The concept of a tautology is a function that always returns one. Essentially, each condition value of the function's domain will cause the function to return one. By my estimation, that makes the only function type that would cause conjunctive neglect to return one.

$$(\textbf{A}^n)_\alpha=1\ \forall\ (\textbf{A}^n)_\text{CV}\Rightarrow\big((\textbf{A}^n)_\alpha\big|_{(\textbf{A})_\text{CV}=0},\ldots,(\textbf{A}^n)_\alpha\big|_{(\textbf{A})_\text{CV}={2^n-1}}\big)_\cap\Leftrightarrow\big<(\textbf{A}^n)_\alpha\big>^{(\textbf{A}^n)}_\cap$$Naturally, if you're going to talk about when a function always goes right, you have to cover it all going wrong.

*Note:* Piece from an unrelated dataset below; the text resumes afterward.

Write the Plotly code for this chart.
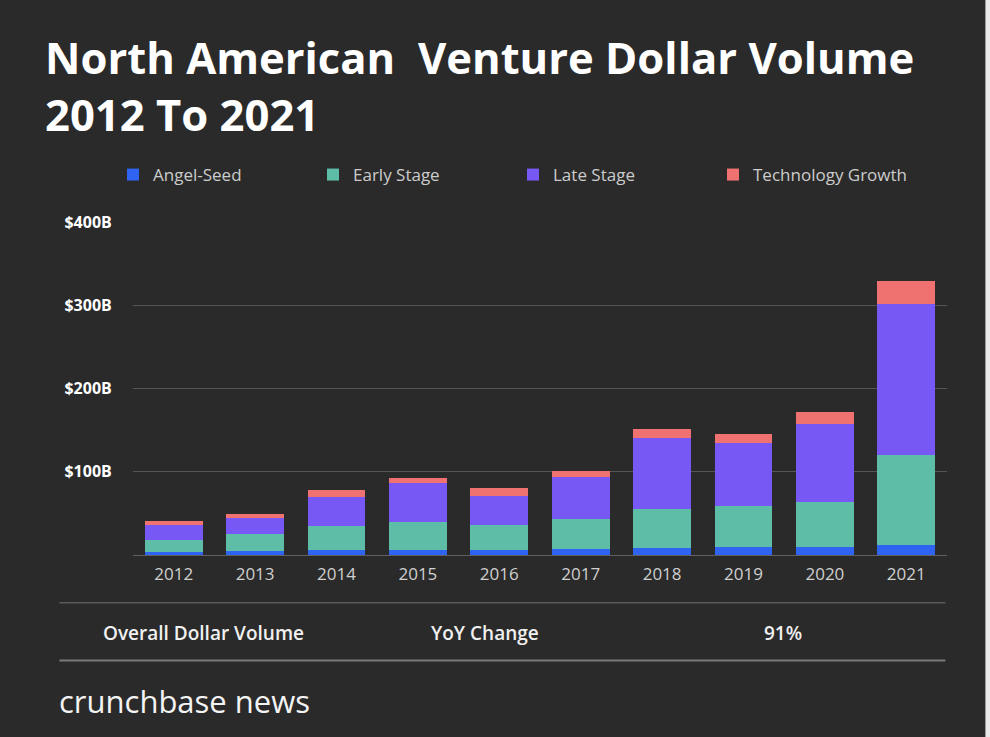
import plotly.graph_objects as go

years = ["2012", "2013", "2014", "2015", "2016", "2017", "2018", "2019", "2020", "2021"]
angel_seed = [3.6, 4.8, 6.4, 6.4, 6.4, 7.2, 8.0, 9.6, 9.6, 12.0]
early_stage = [14.0, 19.9, 27.9, 33.2, 30.0, 36.4, 47.6, 48.8, 53.6, 108.4]
late_stage = [18.0, 19.7, 36.0, 47.2, 34.8, 50.0, 84.8, 76.0, 94.0, 181.2]
tech_growth = [4.7, 4.8, 7.7, 5.6, 8.8, 7.6, 10.8, 11.2, 15.2, 27.6]

y_ticks = [0, 100, 200, 300, 400]
y_tick_labels = ["", "$100B", "$200B", "$300B", "$400B"]

footer_labels = ["Overall Dollar Volume", "YoY Change", "91%"]

BG = "#2a2a2a"
W, H = 990, 737
L, R = 132.6, 946.6
T, B = 222.0, 555.3
FONT = "Open Sans"


def px(x):
    return (x - L) / (R - L)


def py(y):
    return (B - y) / (B - T)


fig = go.Figure()
series = [
    ("Angel-Seed", angel_seed, "#2f63f2"),
    ("Early Stage", early_stage, "#5dbda7"),
    ("Late Stage", late_stage, "#7858f4"),
    ("Technology Growth", tech_growth, "#ef7270"),
]
for name, vals, col in series:
    fig.add_trace(go.Bar(x=years, y=vals, name=name, marker=dict(color=col, line=dict(width=0)),
                         hoverinfo="skip"))

annotations = [
    dict(text="North American\u00a0 Venture Dollar Volume", x=px(43), y=py(57), xref="paper", yref="paper",
         xanchor="left", yanchor="middle", showarrow=False,
         font=dict(family=FONT, size=43.6, color="#ffffff", weight="bold")),
    dict(text="2012 To 2021", x=px(43), y=py(114), xref="paper", yref="paper",
         xanchor="left", yanchor="middle", showarrow=False,
         font=dict(family=FONT, size=43.6, color="#ffffff", weight="bold")),
    dict(text=footer_labels[0], x=px(203), y=py(633), xref="paper", yref="paper",
         xanchor="center", yanchor="middle", showarrow=False,
         font=dict(family=FONT, size=19, color="#f0f0f0", weight=600)),
    dict(text=footer_labels[1], x=px(485), y=py(633), xref="paper", yref="paper",
         xanchor="center", yanchor="middle", showarrow=False,
         font=dict(family=FONT, size=19, color="#f0f0f0", weight=600)),
    dict(text=footer_labels[2], x=px(783), y=py(633), xref="paper", yref="paper",
         xanchor="center", yanchor="middle", showarrow=False,
         font=dict(family=FONT, size=19, color="#f0f0f0", weight=600)),
    dict(text="crunchbase news", x=px(57), y=py(701), xref="paper", yref="paper",
         xanchor="left", yanchor="middle", showarrow=False,
         font=dict(family=FONT, size=31, color="#f4f4f4")),
]

shapes = [
    dict(type="line", xref="paper", yref="paper", x0=px(59), x1=px(945), y0=py(603), y1=py(603),
         line=dict(color="#5a5a5a", width=1.5)),
    dict(type="line", xref="paper", yref="paper", x0=px(59), x1=px(945), y0=py(661), y1=py(661),
         line=dict(color="#7a7a7a", width=2)),
    dict(type="rect", xref="paper", yref="paper", x0=px(985), x1=px(990), y0=py(-2), y1=py(739),
         line=dict(width=0), fillcolor="#e8e8e8"),
]

fig.update_layout(
    width=W, height=H,
    paper_bgcolor=BG, plot_bgcolor=BG,
    barmode="stack", bargap=0.29,
    margin=dict(l=L, r=W - R, t=T, b=H - B, pad=0),
    font=dict(family=FONT, color="#d0d0d0"),
    showlegend=True,
    legend=dict(orientation="h", x=113 / W, y=1 - 175 / H, xref="container", yref="container",
                xanchor="left", yanchor="middle", bgcolor="rgba(0,0,0,0)",
                font=dict(family=FONT, size=17, color="#cccccc"),
                entrywidth=155, entrywidthmode="pixels", traceorder="normal"),
    annotations=annotations,
    shapes=shapes,
)
fig.update_xaxes(type="category", range=[-0.5, 9.5], showgrid=False, showline=False, zeroline=False,
                 ticks="outside", ticklen=4, tickcolor="rgba(0,0,0,0)",
                 tickfont=dict(family=FONT, size=17, color="#d0d0d0"))
fig.update_yaxes(range=[0, 400.5], tickvals=y_ticks, ticktext=y_tick_labels, showgrid=True,
                 gridcolor="#555555", gridwidth=1, zeroline=True, zerolinecolor="#606060", zerolinewidth=1,
                 showline=False, ticks="outside", ticklen=17, tickcolor="rgba(0,0,0,0)",
                 tickfont=dict(family=FONT, size=16, color="#ffffff", weight="bold"))

fig.write_html("out.html")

This eternal wrongness is contradictory (now that's the basis for a religion). While not as obvious as the tautology/conjunctive neglect relationship, contradiction has a friend in disjunctive neglect. Contradiction says that every condition value of the function's domain will cause that function to return zero. Put differently, in a contradictory function there is no condition value, of the function's domain, that returns one.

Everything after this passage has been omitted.